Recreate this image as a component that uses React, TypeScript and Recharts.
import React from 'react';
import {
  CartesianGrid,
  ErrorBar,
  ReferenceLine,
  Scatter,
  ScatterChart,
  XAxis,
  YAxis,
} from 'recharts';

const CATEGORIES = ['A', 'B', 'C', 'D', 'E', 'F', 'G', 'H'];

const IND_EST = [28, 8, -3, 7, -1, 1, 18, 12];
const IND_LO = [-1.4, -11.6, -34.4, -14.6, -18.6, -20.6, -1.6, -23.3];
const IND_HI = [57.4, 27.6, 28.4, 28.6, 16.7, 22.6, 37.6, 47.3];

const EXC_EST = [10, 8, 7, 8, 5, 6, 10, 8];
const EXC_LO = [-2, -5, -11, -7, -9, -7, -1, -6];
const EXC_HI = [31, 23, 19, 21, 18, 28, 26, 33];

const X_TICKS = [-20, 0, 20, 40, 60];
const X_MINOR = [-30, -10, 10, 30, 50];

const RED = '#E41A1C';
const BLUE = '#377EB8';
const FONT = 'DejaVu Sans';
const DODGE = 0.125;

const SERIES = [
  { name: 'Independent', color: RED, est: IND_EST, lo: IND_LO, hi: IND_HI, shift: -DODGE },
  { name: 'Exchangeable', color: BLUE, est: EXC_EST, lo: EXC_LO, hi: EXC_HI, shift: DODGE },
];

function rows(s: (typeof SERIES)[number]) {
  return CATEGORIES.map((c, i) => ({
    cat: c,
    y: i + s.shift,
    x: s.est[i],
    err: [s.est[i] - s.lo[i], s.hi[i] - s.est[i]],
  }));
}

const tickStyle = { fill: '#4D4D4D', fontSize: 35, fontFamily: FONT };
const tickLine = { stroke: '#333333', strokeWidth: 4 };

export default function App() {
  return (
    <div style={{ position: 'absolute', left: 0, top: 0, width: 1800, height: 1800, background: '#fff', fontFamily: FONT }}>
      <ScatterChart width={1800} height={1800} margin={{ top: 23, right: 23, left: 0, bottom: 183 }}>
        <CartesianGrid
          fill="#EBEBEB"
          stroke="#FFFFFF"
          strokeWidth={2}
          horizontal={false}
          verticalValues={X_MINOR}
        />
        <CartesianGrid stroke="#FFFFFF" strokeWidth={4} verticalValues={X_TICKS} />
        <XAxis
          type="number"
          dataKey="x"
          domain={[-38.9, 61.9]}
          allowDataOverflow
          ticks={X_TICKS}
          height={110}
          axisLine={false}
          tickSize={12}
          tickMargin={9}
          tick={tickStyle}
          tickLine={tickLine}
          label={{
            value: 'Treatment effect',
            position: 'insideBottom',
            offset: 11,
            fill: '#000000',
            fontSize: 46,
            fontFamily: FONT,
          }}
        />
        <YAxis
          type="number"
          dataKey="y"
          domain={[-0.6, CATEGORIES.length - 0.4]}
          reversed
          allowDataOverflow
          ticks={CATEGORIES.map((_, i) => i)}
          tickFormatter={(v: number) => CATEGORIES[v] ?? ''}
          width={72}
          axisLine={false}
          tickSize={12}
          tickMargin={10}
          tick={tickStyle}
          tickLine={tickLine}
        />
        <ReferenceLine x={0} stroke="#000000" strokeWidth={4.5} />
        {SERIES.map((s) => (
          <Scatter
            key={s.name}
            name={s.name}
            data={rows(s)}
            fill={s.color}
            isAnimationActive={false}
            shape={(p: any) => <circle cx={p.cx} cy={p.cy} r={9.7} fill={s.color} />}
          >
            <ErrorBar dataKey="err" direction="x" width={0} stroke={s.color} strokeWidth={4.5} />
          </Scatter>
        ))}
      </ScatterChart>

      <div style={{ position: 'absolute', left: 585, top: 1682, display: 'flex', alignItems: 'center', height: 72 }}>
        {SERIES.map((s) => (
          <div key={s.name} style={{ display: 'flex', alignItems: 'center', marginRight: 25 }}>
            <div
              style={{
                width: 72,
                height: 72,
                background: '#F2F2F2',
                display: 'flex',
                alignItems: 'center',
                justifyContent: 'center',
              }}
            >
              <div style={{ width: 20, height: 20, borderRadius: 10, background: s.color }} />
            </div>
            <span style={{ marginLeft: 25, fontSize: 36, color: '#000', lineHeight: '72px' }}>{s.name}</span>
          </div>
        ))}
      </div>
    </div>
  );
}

==

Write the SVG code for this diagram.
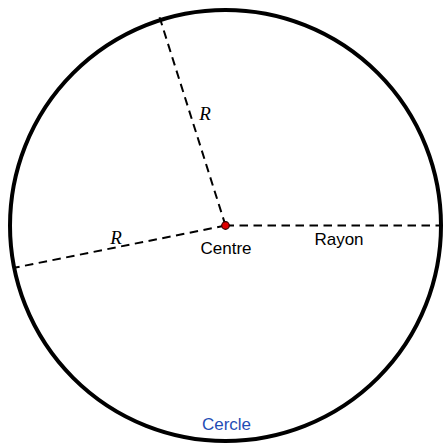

---

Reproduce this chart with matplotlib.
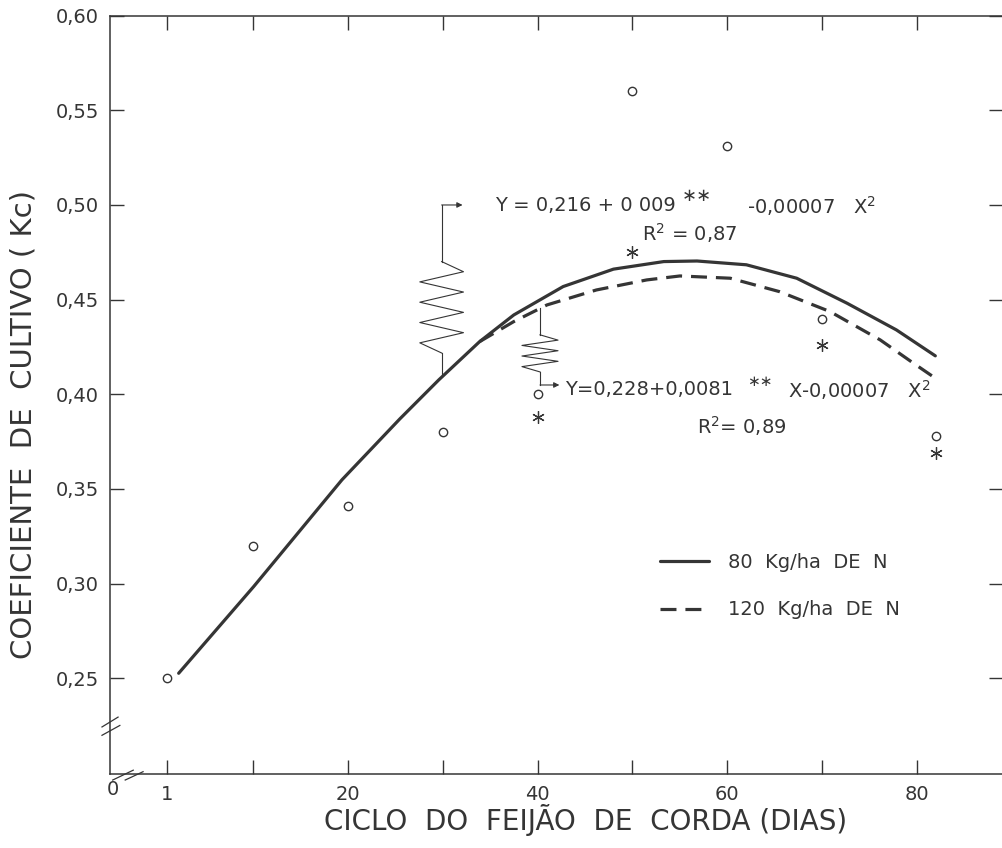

## Stated exercise:
Using the entries above, extract exactly the span from the line with "Recreate this image" to the line with "const IND_HI = [57.4, 27.6, 28.4, 28.6, 16.7, 22.6, 37.6, 47.3];", both lines included; leave out everything else.

## Complete answer:
Recreate this image as a component that uses React, TypeScript and Recharts.
import React from 'react';
import {
  CartesianGrid,
  ErrorBar,
  ReferenceLine,
  Scatter,
  ScatterChart,
  XAxis,
  YAxis,
} from 'recharts';

const CATEGORIES = ['A', 'B', 'C', 'D', 'E', 'F', 'G', 'H'];

const IND_EST = [28, 8, -3, 7, -1, 1, 18, 12];
const IND_LO = [-1.4, -11.6, -34.4, -14.6, -18.6, -20.6, -1.6, -23.3];
const IND_HI = [57.4, 27.6, 28.4, 28.6, 16.7, 22.6, 37.6, 47.3];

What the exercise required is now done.